Ayala Zacks Abramov, a collector of modern and Israeli art who gave scores of works to museums in Israel and Canada, died Aug. 29 at 99 in Tel Aviv.
Abramov collected works by Delacroix, Corot, Pissarro, Gauguin, Rodin, Picasso, Matisse, Kandinsky, Chagall, Paul Klee and Giacometti. She collected the works of Israeli artists such as classic painters Marcel Janco, Mordecai Ardon, Reuven Rubin and Anna Ticho, as well as contemporary Israelis Ofer Lalush, Liliane Klapisch, Yigal Tumarkin and Joseph Zaritsky.
"In contrast to [Isabella Stewart] Gardner and [Henry Clay] Frick, who specialized in old masters, she bought works by 20th-century artists during their lifetimes and also developed personal relationships with them," said Doron Luria of the Tel Aviv Museum of Art. "This is the difference between a historical collector and a collector who buys what they love."

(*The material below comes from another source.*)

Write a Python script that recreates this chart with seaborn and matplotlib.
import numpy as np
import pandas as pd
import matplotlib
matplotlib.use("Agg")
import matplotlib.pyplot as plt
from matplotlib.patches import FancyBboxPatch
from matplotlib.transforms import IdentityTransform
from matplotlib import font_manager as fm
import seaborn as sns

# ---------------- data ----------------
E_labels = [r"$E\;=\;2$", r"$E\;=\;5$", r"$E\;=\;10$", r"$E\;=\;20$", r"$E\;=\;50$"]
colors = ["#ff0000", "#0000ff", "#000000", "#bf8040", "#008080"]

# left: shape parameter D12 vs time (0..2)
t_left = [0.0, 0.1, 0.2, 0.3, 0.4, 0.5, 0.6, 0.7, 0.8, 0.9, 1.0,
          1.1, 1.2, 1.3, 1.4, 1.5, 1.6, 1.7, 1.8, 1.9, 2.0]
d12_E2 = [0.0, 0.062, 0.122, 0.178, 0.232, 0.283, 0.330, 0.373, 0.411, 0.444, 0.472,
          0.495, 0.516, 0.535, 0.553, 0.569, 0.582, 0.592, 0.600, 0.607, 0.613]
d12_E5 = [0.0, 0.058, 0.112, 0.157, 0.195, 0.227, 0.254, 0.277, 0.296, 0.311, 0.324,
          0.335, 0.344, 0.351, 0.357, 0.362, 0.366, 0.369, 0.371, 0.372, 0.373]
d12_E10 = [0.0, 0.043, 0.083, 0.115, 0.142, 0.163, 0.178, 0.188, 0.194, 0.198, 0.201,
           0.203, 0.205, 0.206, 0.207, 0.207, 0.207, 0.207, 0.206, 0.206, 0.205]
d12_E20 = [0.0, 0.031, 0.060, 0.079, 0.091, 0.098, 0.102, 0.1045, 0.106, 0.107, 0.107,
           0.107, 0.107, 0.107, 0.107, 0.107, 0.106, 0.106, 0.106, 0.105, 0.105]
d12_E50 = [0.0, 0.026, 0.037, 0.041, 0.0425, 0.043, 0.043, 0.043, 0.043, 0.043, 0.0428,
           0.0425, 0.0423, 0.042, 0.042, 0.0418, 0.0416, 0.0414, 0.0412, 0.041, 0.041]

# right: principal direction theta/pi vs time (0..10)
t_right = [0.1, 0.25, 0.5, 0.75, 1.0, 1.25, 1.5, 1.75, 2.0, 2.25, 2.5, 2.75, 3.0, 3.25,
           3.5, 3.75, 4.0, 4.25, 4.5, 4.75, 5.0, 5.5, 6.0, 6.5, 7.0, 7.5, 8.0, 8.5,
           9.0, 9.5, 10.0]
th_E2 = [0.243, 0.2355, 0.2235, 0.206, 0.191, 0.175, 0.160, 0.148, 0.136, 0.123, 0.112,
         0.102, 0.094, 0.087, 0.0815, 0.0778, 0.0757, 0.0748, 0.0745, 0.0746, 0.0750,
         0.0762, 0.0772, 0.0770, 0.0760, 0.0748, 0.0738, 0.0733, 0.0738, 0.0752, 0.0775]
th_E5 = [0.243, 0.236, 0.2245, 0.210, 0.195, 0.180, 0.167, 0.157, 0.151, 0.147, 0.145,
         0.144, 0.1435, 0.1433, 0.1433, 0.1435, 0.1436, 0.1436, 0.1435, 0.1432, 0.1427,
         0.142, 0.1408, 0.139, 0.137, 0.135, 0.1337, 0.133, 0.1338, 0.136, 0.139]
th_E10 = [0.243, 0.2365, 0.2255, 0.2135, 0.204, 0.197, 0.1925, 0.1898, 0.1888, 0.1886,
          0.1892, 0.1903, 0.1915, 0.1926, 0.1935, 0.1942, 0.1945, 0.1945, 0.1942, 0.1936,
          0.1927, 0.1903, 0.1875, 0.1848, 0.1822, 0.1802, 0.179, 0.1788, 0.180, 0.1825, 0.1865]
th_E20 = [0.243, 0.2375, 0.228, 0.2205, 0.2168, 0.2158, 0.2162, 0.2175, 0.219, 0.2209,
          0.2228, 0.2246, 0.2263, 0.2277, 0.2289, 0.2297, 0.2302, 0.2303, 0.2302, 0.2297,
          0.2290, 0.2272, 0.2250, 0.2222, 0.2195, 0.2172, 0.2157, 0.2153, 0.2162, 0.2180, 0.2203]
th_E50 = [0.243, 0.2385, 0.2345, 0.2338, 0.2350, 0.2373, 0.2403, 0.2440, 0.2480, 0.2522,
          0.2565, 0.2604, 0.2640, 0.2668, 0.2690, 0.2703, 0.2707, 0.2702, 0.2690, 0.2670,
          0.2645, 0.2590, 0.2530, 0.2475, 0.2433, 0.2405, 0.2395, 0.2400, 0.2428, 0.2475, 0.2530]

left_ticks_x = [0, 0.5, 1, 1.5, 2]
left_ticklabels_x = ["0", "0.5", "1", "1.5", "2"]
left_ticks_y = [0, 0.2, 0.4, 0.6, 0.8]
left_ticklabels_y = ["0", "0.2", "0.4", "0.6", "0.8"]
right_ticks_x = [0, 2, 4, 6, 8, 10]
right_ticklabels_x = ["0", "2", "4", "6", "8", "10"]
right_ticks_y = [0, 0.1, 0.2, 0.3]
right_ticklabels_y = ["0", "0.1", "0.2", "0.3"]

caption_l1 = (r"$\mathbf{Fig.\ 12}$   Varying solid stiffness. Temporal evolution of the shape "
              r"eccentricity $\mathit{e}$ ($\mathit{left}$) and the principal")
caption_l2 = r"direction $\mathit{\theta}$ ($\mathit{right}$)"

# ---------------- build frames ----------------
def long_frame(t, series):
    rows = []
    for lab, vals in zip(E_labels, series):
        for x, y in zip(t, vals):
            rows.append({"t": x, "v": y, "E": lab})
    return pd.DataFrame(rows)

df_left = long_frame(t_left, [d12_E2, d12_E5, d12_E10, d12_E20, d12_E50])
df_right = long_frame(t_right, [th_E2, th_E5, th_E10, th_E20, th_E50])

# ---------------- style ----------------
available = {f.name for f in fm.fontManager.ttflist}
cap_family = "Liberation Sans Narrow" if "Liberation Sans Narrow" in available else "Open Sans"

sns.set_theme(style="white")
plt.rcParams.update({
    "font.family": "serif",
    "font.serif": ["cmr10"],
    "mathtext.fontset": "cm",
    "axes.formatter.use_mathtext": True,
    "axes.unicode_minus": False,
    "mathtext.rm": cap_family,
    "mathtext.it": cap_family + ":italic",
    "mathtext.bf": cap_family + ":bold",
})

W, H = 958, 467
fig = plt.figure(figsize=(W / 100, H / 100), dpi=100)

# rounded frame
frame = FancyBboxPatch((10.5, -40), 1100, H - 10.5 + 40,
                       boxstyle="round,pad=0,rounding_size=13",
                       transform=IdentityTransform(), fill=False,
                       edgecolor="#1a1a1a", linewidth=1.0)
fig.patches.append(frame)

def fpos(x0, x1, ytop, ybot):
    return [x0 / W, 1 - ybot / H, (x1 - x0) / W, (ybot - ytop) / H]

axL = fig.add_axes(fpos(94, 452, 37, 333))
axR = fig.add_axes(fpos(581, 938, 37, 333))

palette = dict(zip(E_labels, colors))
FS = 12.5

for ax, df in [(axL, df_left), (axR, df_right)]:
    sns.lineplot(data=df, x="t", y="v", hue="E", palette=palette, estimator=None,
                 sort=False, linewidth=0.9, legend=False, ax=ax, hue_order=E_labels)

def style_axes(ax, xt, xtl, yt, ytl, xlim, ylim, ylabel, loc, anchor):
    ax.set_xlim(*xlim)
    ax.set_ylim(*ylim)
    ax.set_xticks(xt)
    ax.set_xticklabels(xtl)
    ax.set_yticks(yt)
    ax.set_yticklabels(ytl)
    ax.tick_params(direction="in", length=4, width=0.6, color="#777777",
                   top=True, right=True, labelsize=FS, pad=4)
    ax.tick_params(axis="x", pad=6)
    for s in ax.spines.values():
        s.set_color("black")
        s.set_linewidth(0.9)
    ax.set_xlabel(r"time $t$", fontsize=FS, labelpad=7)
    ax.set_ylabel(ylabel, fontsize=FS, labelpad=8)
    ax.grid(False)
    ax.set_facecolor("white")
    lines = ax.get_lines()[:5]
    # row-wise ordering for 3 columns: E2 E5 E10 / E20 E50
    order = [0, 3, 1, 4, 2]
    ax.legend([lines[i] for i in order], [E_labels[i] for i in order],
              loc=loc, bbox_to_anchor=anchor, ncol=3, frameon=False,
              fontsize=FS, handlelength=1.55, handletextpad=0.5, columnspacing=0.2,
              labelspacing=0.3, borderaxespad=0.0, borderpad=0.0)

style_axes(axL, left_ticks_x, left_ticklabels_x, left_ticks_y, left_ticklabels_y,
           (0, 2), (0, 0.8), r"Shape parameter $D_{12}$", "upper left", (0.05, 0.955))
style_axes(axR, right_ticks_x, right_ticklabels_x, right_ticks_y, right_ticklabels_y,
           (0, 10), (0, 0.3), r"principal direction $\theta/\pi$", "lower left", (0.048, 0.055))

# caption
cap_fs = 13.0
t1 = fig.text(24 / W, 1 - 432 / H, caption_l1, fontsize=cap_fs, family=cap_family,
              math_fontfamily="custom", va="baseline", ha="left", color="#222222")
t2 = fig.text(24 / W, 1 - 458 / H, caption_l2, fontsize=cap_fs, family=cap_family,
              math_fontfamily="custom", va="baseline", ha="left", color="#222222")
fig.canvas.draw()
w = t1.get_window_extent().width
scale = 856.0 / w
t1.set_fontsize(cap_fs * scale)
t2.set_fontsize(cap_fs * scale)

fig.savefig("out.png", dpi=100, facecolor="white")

Luria said Abramov was "an unforgettable woman who goes around with a little lap dog … more like a patroness from the House of Medici who would arrive at da Vinci’s studio and ask him what was new. This is a breed of collector that has vanished from the world, and there is nothing like it today.”
The Israel Museum honored her on her 80th birthday with a special exhibit from her collection. Museum director James Snyder said that Abramov was “one of the most important patrons of modern art in the world, and one of the greatest patrons and most devoted supporters of modern Israeli art.”

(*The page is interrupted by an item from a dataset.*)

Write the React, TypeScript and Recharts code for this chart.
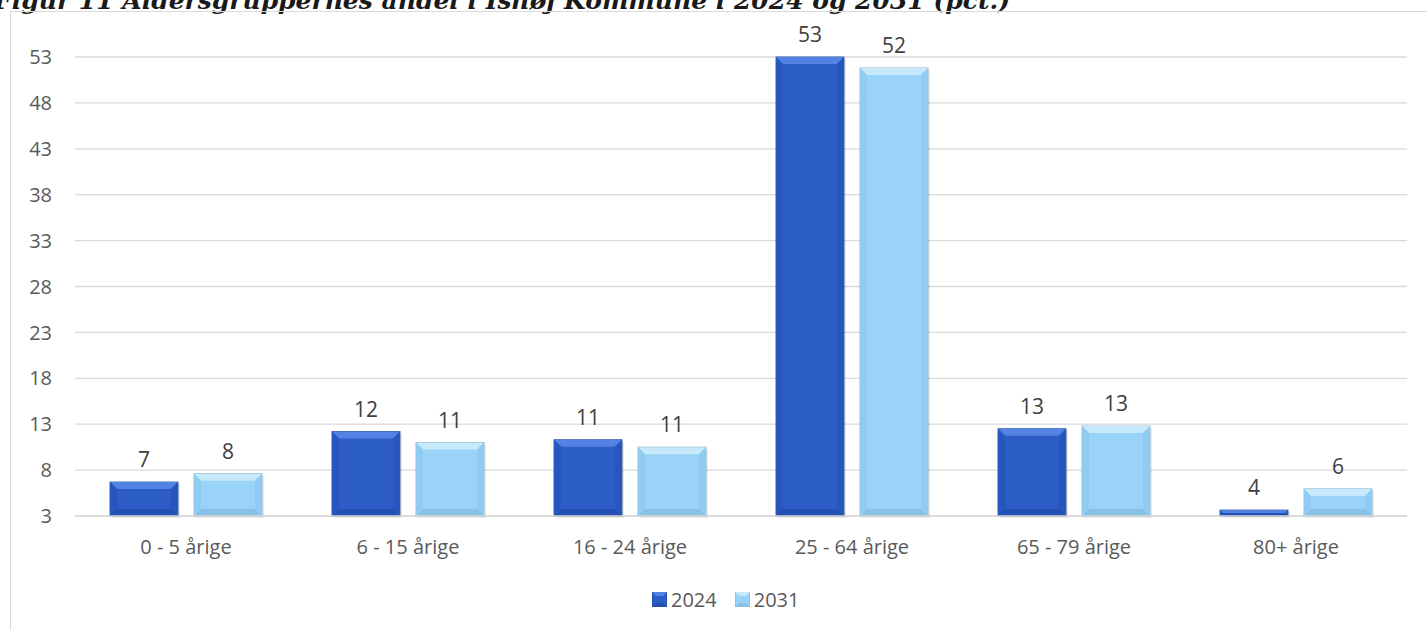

The Tel Avi and Israel museums were named in her will.
Canada’s York University has the Samuel J. Zacks Art Gallery, named for her second husband, a successful businessman and artist.
Abramov, whose full name was Ayala Ben Tovim Fleg Zacks Abramov, was born in Jerusalem to one of the city’s most well-known and well-to-do families. She was educated in prestate Palestine, London and Paris, where she married her first husband, Maurice Fleg. She joined the French Resistance after Fleg was killed in action in 1940. She married Samuel Zacks, a Canadian financier, Zionist and art collector, in 1947.

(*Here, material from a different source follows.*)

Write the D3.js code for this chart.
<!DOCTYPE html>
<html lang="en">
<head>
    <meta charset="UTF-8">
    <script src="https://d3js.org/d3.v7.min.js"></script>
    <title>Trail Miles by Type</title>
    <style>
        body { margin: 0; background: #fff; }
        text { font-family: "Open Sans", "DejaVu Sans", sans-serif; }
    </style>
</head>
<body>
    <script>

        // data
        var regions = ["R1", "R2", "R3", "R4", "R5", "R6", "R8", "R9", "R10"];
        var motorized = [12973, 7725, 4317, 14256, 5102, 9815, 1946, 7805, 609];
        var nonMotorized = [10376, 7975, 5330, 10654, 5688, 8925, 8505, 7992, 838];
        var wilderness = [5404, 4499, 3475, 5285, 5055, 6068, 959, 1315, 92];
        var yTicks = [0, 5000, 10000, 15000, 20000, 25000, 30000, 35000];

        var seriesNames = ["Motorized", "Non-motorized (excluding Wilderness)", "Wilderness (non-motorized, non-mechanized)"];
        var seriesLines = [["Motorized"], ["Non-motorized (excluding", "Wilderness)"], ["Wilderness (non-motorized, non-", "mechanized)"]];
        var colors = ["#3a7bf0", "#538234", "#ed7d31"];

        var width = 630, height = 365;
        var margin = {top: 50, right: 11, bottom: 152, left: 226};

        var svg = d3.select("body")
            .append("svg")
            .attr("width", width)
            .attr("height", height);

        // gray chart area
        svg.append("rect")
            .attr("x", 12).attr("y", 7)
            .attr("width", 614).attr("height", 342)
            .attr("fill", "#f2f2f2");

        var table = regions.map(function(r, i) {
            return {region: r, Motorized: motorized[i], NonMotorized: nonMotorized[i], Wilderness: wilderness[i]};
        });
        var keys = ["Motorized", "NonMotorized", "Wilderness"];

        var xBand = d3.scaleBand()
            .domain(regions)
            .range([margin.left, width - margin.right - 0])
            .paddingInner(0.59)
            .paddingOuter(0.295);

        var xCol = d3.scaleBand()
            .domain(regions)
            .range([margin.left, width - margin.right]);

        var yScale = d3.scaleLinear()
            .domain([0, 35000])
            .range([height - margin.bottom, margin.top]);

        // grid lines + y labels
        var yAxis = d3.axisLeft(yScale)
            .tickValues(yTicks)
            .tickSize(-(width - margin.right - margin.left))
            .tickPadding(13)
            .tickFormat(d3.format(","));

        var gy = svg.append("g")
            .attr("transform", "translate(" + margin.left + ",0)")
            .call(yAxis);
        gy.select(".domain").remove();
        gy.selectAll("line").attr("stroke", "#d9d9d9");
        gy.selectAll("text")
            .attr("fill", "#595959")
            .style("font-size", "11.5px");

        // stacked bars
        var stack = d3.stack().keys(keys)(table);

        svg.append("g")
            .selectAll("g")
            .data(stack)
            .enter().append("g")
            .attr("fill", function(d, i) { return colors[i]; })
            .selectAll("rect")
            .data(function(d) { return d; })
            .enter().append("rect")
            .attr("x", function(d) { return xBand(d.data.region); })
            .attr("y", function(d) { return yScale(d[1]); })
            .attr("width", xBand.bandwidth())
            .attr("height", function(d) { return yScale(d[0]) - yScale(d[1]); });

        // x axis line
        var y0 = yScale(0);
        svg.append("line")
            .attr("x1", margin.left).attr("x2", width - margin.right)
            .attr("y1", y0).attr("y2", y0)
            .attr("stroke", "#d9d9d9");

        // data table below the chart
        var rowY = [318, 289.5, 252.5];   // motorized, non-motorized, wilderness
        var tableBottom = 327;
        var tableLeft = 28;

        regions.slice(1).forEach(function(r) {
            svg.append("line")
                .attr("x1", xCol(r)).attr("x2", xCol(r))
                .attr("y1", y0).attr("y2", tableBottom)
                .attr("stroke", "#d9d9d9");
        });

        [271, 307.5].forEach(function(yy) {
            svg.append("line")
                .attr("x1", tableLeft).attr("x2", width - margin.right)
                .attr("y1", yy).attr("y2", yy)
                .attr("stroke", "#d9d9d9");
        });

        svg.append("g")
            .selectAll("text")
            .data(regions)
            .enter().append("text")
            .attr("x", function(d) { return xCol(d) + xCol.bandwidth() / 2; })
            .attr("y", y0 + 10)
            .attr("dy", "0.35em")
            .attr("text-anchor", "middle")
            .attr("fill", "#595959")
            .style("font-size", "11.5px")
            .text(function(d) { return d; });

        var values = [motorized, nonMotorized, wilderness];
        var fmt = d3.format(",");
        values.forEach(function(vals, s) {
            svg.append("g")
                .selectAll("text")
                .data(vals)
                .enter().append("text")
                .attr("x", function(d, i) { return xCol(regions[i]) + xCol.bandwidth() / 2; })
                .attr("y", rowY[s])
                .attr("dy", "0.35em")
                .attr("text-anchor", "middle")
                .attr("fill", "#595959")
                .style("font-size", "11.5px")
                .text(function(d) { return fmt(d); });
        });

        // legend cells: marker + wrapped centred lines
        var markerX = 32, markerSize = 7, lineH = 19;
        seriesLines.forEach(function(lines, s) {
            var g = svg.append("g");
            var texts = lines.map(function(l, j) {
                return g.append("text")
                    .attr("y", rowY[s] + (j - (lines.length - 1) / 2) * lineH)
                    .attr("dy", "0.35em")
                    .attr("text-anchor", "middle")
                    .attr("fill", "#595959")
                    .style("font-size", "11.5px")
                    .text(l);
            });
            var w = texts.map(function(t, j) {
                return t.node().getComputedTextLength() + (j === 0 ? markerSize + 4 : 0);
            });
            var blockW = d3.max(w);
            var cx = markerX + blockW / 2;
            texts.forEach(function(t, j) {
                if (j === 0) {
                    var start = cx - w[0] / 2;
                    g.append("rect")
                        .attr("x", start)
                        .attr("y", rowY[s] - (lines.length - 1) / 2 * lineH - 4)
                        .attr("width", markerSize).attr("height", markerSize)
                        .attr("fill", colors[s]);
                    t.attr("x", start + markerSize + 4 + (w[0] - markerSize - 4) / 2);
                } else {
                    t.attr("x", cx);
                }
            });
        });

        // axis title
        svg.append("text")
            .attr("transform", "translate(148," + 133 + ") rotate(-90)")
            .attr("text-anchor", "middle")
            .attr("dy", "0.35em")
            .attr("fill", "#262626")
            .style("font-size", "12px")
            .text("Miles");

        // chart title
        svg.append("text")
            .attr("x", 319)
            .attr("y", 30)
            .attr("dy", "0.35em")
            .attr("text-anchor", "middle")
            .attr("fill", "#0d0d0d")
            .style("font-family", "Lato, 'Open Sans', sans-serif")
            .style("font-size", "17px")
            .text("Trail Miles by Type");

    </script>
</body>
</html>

They collected art of the School of Paris, which included many Jewish artists such as Mane-Katz, Soutine, Chagall, Jules Pascin and Camille Pissaro, as well as Canadian and Israeli art and antiquities. In 1956 they gave a collection of Canadian art to Queen’s University. Other Canadian museums that received gifts included the Royal Ontario Museum and the Art Gallery of Ontario.
Abramov continued to live in Canada after Zacks died in 1970. She returned to Israel following her 1976 marriage to Minsk-born Zalman Abramov, an international lawyer and politician, who was a Likud Party member of the Israeli Knesset from 1959 to 1977. Together they continued their art patronage, and she maintained the efforts following his death in 1997.